Hi,
I'm sorry for the late answer ...
Am 13.07.2011 18:37, schrieb Michael Jeier:
Hi,
I looked at the fonts in Adobe Reader:
IDRGagrotesc
Type: Type 1
Encoding: Ansi
Actual Font: Adobe Sans MM
Actual Font Type: Type 1
IDRGagrotesc
Type: Type 1
Encoding: Roman
Actual Font: Adobe Sans MM
Actual Font Type: Type 1
TimesAcapitals (Embedded Subset)
Type: Type 1
Encoding: Custom
TimesAcursivNormal (Embedded Subset)
Type: Type 1
Encoding: Custom
TimesAfoneticaNormal (Embedded Subset)
Type: Type 1
Encoding: Custom
TimesAgrass (Embedded Subset)
Type: Type 1
Encoding: Custom
TimesAngrec (Embedded Subset)
Type: Type 1
Encoding: Custom
TimesAstabil (Embedded Subset)
Type: Type 1
Encoding: Custom
So, I guess, custom encoding means I am screwed? :(
I'm sorry but yes.
But how can the Adobe Reader display the characters correctly? Shouldn't
that be reflected somehow in the PDFBox API??

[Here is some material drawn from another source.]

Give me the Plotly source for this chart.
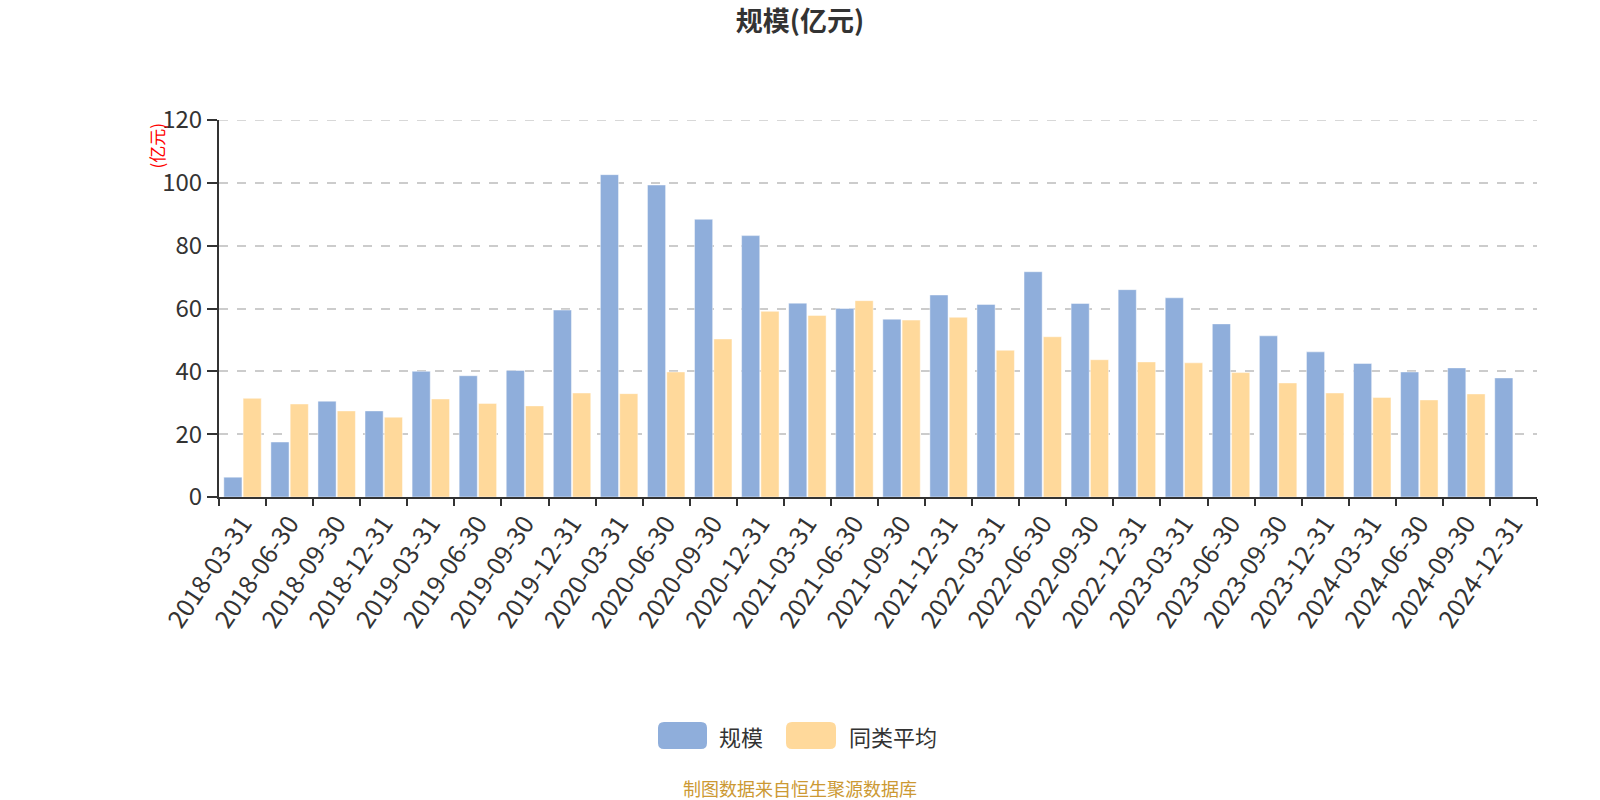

The characters are stored as glyphs (small pieces of graphics). In many cases
readable mappings are used to adress those glyphs so that the character code
can be used to extract the text. But in some cases pdf uses a custom mapping
which isn't readable.
Where in the code is the encoding handled? If someone could point me in that
direction I can maybe just add a workaround
there. Feeling a bit lost here... :/
I guess there is no workaround. Just do the ultimate test. Open the pdf in
question using the acrobat reader. Select the text, copy and paste it to an
editor. If the text is readable, PDFBox should be able to extract it too.
But if it is unreadable, you won't find any way to extract the text directly.
Thanks for helping!
Regards, Robin
SNIP
BR
Andreas Lehmkühler